Se acerca el fin de un año, no sólo atípico, sino catastrófico. Diciembre es un mes de celebraciones y esperanzas, de memoria y tradición, pero también de renovación de costumbres ancestrales, de recuerdo y prospectiva, tiempo de tregua y de paz.
La cultura es el hilo conductor de la existencia, por el que la comunidad humana transmite sus deseos más íntimos, su peculiaridad espiritual, a las nuevas generaciones. En las capas antropológicas de la historia, el año de 2020 quedará marcado muy claramente por las crisis provocadas por la pandemia, los miedos e incertidumbres, los aciertos y fracasos, las esperanzas y las desilusiones. Entró un nuevo aditamento en nuestro guardarropa, la mascarilla o cubrebocas, que, como la corbata, será parte de nuestra cotidianeidad, así como la fragilidad de la vida y la contabilidad de la muerte. Este año perdí cinco amigos cercanos y dos queridos familiares, pero estamos vivos y hay que celebrarlo sin culpa.
El año que se aproxima es una gran incógnita: ¿Hasta cuándo terminará la pandemia? ¿Cuántos empleos más se perderán? ¿Se reactivará la economía? ¿Cuáles serán los saldos derivados de la crisis económica, social, cultural y política? Esto lo sabremos hasta que se calmen las aguas procelosas del 2020.
La estructura de toda la sociedad descansa en los valores, leyes y normas, escritas y no escritas, que la unen y ligan a sus miembros. La cultura participa en la vida y el crecimiento de la sociedad, así como en su destino, su estructuración interna y su desarrollo espiritual.
La consolidación de tradiciones y celebraciones, como las del último mes del año, contribuye a la estabilidad social y ésta a la gobernabilidad.

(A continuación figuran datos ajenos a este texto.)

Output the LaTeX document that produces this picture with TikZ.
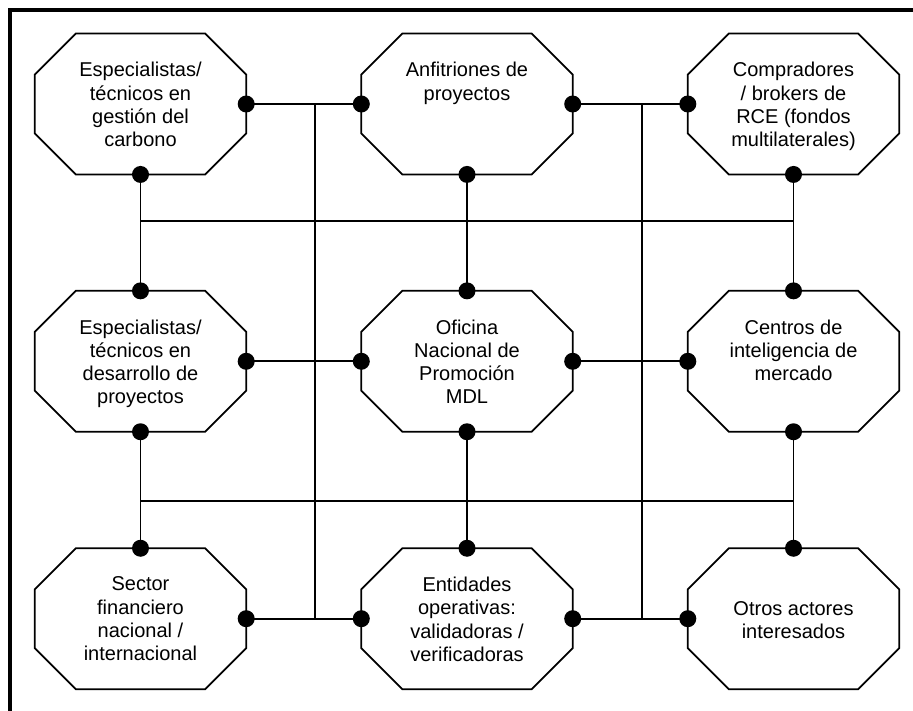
\documentclass[tikz,border=0pt]{standalone}
\usepackage{fontspec}
\setmainfont{Liberation Sans}
\begin{document}
\begin{tikzpicture}[x=1pt,y=-1pt,
  box/.style={minimum width=211pt, minimum height=140.5pt, inner sep=0pt},
  octline/.style={line width=1.8pt, line join=miter},
  wire/.style={line width=1.8pt},
  frame/.style={line width=4pt, line join=miter},
  lbl/.style={font=\fontsize{20}{23.3}\selectfont, align=center, anchor=north, inner sep=0pt}]
\useasboundingbox (0,0) rectangle (913,711);
\draw[frame] (10,711) -- (10,10) -- (913,10);
% octagon frames (invisible rectangles)
\node[box] (a) at (140.5,104) {};
\node[box] (b) at (467,104) {};
\node[box] (c) at (793.5,104) {};
\node[box] (d) at (140.5,361.3) {};
\node[box] (e) at (467,361.3) {};
\node[box] (f) at (793.5,361.3) {};
\node[box] (g) at (140.5,618.7) {};
\node[box] (h) at (467,618.7) {};
\node[box] (i) at (793.5,618.7) {};
\foreach \n in {a,b,c,d,e,f,g,h,i}
  \draw[octline] ([xshift=41pt]\n.north west) -- ([xshift=-41pt]\n.north east)
    -- ([yshift=-41pt]\n.north east) -- ([yshift=41pt]\n.south east)
    -- ([xshift=-41pt]\n.south east) -- ([xshift=41pt]\n.south west)
    -- ([yshift=41pt]\n.south west) -- ([yshift=-41pt]\n.north west) -- cycle;
% labels
\node[lbl] (ta) at ([yshift=-28.5pt]a.north) {Especialistas/\\técnicos en\\gestión del\\carbono};
\node[lbl] (tb) at ([yshift=-28.5pt]b.north) {Anfitriones de\\proyectos};
\node[lbl] (tc) at ([yshift=-28.5pt]c.north) {Compradores\\/ brokers de\\RCE (fondos\\multilaterales)};
\node[lbl] (td) at ([yshift=-28.5pt]d.north) {Especialistas/\\técnicos en\\desarrollo de\\proyectos};
\node[lbl] (te) at ([yshift=-28.5pt]e.north) {Oficina\\Nacional de\\Promoción\\MDL};
\node[lbl] (tf) at ([yshift=-28.5pt]f.north) {Centros de\\inteligencia de\\mercado};
\node[lbl] (tg) at ([yshift=-28.5pt]g.north) {Sector\\financiero\\nacional /\\internacional};
\node[lbl] (th) at ([yshift=-28.5pt]h.north) {Entidades\\operativas:\\validadoras /\\verificadoras};
\node[lbl] (ti) at ([yshift=-53pt]i.north) {Otros actores\\interesados};
% bus coordinates
\coordinate (v1) at (315,0);
\coordinate (v2) at (642.3,0);
\coordinate (h1) at (0,221);
\coordinate (h2) at (0,501);
% horizontal links
\draw[wire] (a.east) -- (b.west);
\draw[wire] (b.east) -- (c.west);
\draw[wire] (d.east) -- (e.west);
\draw[wire] (e.east) -- (f.west);
\draw[wire] (g.east) -- (h.west);
\draw[wire] (h.east) -- (i.west);
% vertical buses
\draw[wire] (v1 |- a.east) -- (v1 |- g.east);
\draw[wire] (v2 |- c.west) -- (v2 |- i.west);
% vertical links
\draw[wire] (a.south) -- (d.north);
\draw[wire] (b.south) -- (e.north);
\draw[wire] (c.south) -- (f.north);
\draw[wire] (d.south) -- (g.north);
\draw[wire] (e.south) -- (h.north);
\draw[wire] (f.south) -- (i.north);
% horizontal buses
\draw[wire] (a.south |- h1) -- (c.south |- h1);
\draw[wire] (d.south |- h2) -- (f.south |- h2);
% dots
\foreach \p in {a.east,a.south,b.west,b.east,b.south,c.west,c.south,
  d.north,d.east,d.south,e.north,e.west,e.east,e.south,f.north,f.west,f.south,
  g.north,g.east,h.north,h.west,h.east,i.north,i.west}
  \fill (\p) circle[radius=8.5pt];
\end{tikzpicture}
\end{document}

Por ello, es una paradoja, plantear el aislamiento para detener el curso de la pandemia y, a la vez, pretender la paz social. Es casi imposible detener el impulso cultural de las celebraciones decembrinas. Identidad, tradición, valores y espiritualidad confluyen y se hacen presentes en cada reunión, en cada convivio, en cada hogar, en cada comunidad que las renueva, pero éstas alcanzan su expresión más alta en el arte y en la emoción estética. Según Freud, sería la expresión de la sublimación de las pulsiones, la salida más airosa a las tensiones de este año de pandemia y muerte. Olvidemos por un momento los polos irreconciliables de la ideología política y de la adversidad y demos lugar a la literatura, a la música y a la creación artística.
Desde antaño, los antiguos tenían la convicción de que la cultura constituye el eje espiritual de una nación. Los valores culturales toman cuerpo, entre otras artes, en la literatura, que expresa con la palabra el sentir de un pueblo. Esto viene a colación porque recuerdo que algunas veces asistí, invitado por mi maestra Olga Pellicer, a la casa de su tío Carlos Pellicer, al Nacimiento que, año con año, decoraba un salón grande de su residencia y para el cual también creaba un poema, como el que ahora comparto, para paliar, en lo posible, a través del arte, los efectos adversos del 2020.
Jesús, te has olvidado de mi América.
Carlos Pellicer
Ven a nacer un día sobre estas tierras locas
¿No basta odiarse tanto? La fe que tú decías
Aún no arde su hilo de luz en nuestras bocas.
Es un magno crepúsculo tras un fondo de rocas
Sobre las fuentes negras crecen las lejanías…
Danos una mirada por nuestras melodías
Enciéndenos los ojos y sella nuestras bocas,
Que no haya “discursos” sino actos perfectos.
Yo sé (aunque no lo digas), que somos predilectos…
¡Huracanea un riesgo que hasta tus plantas grita!
¡El amor será inmenso! ¿No basta odiarse tanto?
Sobre las playas tórridas tu ola azul se agita
Borrando signos turbios y acantilando un canto.